Well, perhaps not many are wondering. But remarkably, Keynes did – in another time of economic malaise. Here is an excerpt of his letter to The Times of London of Oct 17, 1932, (with fellow economists D.H. MacGregor, A.C. Pigou, Walter Layton, Arthur Salter and J.C. Stamp):

“(I)n present conditions, private economy does not transfer from consumption to investment part of an unchanged national real income. On the contrary, it cuts down the national income by nearly as much as it cuts down consumption. Instead of enabling labour-power, machine-power and shipping-power to be turned to a different and more important use, it throws them into idleness.”

A little background: Keynes discovered the Paradox of Thrift. Worried and anxious about the economy, people feel impelled to cut spending. But that very thriftiness chokes off the economy, aggravating not averting the feared crisis.

Public spending can reverse the slide into recession. This insight guided the U.S. economy out of the Great Depression and through its best years of growth. Washington’s failure to remember it has needlessly extended the current Great Recession.

But does macroeconomic theory offer guidance for Amherst’s pools? Keynes thought so.

“Moreover, what is true of individuals acting singly is equally true of groups of individuals acting through local authorities,” the 1932 letter states. “If the citizens of a town wish to build a swimming-bath or a library, or a museum, they will not, by refraining from doing this, promote a wider national interest.

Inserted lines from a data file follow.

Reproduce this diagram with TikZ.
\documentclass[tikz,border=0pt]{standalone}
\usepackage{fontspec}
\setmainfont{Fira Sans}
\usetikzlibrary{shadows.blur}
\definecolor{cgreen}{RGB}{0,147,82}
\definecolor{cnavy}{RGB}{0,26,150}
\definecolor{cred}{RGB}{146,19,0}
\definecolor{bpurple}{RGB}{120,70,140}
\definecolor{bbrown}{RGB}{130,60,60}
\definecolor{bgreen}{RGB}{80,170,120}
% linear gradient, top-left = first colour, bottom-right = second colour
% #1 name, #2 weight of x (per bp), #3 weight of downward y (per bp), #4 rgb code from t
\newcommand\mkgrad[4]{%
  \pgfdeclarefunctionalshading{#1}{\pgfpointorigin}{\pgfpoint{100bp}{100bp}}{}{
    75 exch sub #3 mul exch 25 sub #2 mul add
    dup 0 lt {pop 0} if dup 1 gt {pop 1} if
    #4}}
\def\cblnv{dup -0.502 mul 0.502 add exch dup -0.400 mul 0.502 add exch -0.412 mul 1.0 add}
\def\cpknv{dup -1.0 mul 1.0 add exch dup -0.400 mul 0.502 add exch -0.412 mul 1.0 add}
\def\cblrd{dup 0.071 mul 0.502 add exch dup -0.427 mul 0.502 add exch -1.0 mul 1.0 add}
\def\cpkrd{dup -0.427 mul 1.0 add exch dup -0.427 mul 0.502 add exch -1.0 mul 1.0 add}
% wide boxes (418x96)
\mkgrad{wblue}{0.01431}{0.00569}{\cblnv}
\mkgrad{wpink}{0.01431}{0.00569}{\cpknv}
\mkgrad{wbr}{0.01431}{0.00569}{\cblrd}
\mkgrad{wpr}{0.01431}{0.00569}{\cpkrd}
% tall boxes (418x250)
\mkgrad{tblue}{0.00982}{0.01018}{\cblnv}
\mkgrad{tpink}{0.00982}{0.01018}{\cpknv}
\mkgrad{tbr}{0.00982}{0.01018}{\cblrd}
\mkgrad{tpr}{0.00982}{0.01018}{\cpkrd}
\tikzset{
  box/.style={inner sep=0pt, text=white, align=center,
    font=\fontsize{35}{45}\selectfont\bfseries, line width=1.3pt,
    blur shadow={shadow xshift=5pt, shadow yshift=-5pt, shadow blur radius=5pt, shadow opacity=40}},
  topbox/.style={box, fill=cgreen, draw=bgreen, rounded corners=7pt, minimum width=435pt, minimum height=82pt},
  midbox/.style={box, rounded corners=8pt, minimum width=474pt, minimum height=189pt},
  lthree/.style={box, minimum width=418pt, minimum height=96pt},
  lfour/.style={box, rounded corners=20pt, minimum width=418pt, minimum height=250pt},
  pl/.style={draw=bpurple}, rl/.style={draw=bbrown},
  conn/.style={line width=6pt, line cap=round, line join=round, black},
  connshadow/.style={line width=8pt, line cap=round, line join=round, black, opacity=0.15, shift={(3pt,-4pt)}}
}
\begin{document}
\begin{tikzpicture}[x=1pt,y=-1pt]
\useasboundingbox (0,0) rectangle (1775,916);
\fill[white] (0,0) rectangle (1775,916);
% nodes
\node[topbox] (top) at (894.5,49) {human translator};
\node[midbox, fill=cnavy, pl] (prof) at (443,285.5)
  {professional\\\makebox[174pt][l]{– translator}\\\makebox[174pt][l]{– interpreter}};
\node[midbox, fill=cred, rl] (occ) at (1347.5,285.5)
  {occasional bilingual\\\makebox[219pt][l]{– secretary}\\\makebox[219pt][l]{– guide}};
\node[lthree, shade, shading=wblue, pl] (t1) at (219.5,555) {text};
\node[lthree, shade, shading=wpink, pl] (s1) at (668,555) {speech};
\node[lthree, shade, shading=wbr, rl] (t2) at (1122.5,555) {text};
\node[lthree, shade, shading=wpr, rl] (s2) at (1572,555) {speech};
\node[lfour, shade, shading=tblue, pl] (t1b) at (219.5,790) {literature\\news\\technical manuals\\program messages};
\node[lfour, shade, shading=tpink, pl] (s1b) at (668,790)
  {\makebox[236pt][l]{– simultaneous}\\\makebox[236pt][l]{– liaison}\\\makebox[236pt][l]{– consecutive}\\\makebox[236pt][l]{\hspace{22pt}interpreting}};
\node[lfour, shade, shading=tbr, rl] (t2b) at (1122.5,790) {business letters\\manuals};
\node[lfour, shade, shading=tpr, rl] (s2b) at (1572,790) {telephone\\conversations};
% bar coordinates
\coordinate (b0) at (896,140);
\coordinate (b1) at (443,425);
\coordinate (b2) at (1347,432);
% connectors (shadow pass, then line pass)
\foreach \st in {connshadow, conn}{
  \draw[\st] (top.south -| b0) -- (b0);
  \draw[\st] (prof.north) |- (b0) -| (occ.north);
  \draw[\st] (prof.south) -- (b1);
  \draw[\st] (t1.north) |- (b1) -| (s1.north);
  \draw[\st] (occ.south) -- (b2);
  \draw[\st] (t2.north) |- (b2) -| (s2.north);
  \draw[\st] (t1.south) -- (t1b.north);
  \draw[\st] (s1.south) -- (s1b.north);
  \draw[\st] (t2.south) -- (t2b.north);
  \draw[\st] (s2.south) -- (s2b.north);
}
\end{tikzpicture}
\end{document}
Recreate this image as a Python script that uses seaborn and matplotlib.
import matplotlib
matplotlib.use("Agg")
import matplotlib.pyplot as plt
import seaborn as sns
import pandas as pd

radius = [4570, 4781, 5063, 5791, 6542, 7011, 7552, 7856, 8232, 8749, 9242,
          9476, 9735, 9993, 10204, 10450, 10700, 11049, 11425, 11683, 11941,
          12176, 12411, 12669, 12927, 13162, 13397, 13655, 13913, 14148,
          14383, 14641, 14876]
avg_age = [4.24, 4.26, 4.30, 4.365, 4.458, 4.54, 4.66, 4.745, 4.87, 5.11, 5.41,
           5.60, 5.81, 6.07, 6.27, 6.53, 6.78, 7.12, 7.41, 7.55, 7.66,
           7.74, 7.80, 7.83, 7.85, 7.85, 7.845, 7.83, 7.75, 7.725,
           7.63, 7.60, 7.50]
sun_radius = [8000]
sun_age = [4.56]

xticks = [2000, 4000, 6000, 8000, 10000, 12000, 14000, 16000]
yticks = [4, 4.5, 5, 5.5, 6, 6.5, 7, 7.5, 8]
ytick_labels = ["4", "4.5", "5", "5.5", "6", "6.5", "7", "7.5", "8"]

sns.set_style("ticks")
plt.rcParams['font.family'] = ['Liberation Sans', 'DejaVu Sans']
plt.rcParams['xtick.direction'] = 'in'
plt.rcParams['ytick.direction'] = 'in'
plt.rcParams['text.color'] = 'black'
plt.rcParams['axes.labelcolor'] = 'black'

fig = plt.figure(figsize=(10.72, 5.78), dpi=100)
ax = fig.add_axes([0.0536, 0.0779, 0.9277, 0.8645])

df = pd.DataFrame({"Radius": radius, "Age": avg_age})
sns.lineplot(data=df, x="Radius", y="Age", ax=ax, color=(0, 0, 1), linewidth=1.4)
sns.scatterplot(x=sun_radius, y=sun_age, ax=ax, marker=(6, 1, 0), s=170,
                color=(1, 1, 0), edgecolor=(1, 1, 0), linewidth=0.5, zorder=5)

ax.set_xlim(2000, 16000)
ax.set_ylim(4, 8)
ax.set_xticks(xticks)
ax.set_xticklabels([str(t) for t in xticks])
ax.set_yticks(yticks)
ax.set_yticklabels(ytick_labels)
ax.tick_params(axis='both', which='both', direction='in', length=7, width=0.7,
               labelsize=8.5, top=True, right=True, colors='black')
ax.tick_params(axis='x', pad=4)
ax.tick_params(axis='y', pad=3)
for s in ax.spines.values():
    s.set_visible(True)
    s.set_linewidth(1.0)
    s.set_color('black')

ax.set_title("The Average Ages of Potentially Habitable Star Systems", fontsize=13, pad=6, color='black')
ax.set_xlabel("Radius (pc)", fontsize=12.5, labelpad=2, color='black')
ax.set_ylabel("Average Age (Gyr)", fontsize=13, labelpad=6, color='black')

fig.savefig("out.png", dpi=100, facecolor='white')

They will be martyrs by mistake,’ and, in their martyrdom, will be injuring others as well as themselves. Through their misdirected good will the mounting wave of unemployment will be lifted still higher.”

As we face a stagnant economy beset by stagnant thinking in a hot, stagnant summer, we should gather the courage to reject martyrdom by mistake and instead to mobilize our shared resources for public comfort and security.